*WHAT NEEDS TO BE DONE*. From the listing below, restate word for word the lines from the line containing "Write a Python" down through the line containing "from bokeh.resources import INLINE". Exclude pictures.

==== LISTING

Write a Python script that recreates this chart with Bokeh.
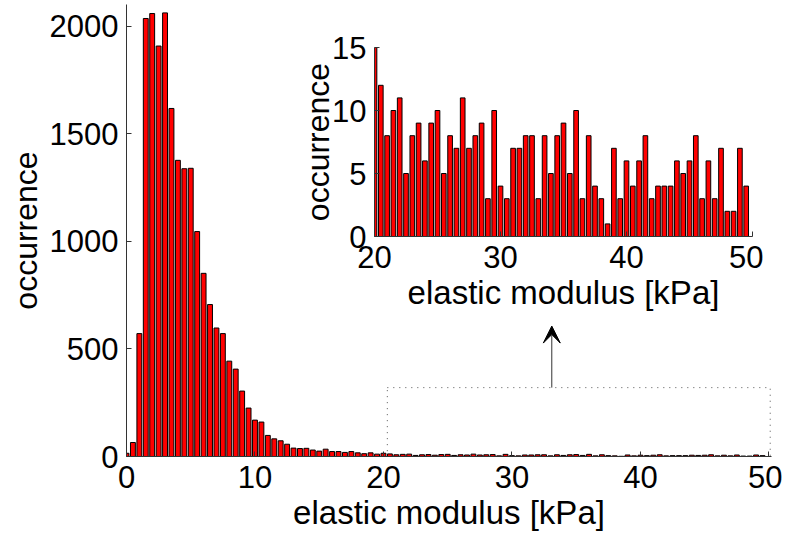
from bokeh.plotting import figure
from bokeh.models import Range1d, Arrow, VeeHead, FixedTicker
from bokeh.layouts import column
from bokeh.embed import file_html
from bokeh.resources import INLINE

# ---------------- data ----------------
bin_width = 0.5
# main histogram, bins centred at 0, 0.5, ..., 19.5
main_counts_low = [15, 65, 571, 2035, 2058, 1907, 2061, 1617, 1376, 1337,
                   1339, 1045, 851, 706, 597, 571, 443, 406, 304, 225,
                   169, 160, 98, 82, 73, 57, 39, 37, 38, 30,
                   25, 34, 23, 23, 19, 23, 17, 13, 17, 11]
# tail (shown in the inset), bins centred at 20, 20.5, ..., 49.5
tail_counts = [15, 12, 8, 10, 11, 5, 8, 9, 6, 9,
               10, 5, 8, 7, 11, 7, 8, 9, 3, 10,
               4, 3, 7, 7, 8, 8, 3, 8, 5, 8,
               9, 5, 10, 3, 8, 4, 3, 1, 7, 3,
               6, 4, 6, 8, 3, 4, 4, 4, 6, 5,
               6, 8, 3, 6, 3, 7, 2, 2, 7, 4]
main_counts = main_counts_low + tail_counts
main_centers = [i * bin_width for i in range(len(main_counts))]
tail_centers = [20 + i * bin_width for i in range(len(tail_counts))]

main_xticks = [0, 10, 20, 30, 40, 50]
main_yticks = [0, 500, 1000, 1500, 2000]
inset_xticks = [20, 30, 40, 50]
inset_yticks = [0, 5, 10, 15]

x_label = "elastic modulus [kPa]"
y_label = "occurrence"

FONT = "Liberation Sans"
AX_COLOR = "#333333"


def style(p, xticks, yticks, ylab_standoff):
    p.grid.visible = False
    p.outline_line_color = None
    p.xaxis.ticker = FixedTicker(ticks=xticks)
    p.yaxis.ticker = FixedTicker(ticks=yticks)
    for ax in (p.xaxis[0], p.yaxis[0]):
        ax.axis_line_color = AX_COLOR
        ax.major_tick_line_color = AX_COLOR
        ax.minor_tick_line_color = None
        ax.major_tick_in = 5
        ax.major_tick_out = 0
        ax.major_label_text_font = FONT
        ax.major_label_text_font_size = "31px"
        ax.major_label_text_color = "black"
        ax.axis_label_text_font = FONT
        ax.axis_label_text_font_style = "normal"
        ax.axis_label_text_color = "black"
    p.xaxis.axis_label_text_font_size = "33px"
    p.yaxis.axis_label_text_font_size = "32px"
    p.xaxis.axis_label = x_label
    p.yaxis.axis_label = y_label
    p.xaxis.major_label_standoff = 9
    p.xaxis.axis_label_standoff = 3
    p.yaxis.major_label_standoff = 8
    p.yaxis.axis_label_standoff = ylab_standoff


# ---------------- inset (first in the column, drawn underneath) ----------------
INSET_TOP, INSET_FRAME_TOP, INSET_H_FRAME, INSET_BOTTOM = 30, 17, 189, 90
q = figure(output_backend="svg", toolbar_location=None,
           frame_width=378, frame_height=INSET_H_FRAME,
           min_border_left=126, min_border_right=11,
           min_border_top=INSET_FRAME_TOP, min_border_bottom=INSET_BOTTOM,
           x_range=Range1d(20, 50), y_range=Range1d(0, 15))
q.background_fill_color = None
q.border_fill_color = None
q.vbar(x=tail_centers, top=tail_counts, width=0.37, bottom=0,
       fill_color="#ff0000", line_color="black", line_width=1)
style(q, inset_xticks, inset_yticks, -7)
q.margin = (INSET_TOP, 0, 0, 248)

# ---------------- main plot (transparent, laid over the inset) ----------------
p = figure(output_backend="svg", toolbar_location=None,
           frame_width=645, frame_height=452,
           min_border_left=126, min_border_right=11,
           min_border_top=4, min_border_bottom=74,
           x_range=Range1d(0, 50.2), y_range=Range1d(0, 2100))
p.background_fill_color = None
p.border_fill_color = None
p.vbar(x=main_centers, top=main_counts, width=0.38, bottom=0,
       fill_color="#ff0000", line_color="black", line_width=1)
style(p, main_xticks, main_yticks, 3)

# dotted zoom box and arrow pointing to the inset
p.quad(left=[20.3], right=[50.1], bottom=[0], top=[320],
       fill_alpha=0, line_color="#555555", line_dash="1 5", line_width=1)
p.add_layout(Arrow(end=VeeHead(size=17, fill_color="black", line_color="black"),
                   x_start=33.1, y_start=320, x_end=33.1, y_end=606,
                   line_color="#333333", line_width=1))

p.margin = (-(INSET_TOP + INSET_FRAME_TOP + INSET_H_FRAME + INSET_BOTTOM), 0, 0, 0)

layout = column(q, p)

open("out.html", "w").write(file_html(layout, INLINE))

========
==== LISTING

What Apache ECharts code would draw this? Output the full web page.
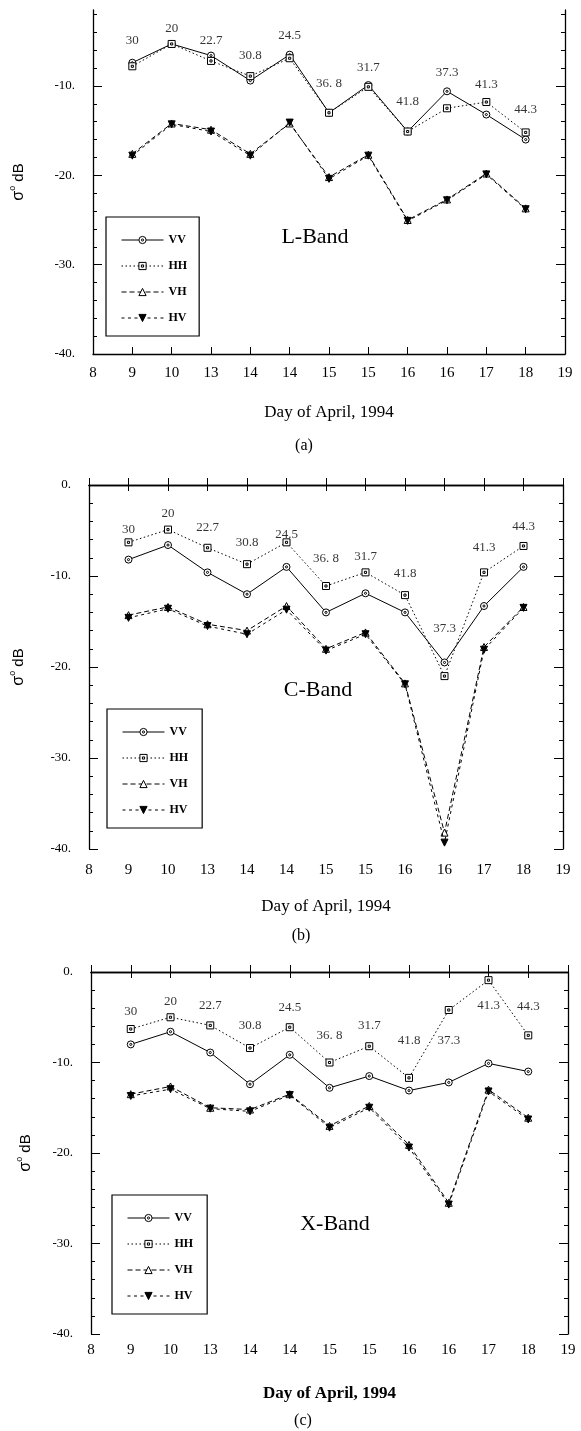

========

*EXERCISE SOLUTION*.
Write a Python script that recreates this chart with Bokeh.
from bokeh.plotting import figure
from bokeh.models import Range1d, Arrow, VeeHead, FixedTicker
from bokeh.layouts import column
from bokeh.embed import file_html
from bokeh.resources import INLINE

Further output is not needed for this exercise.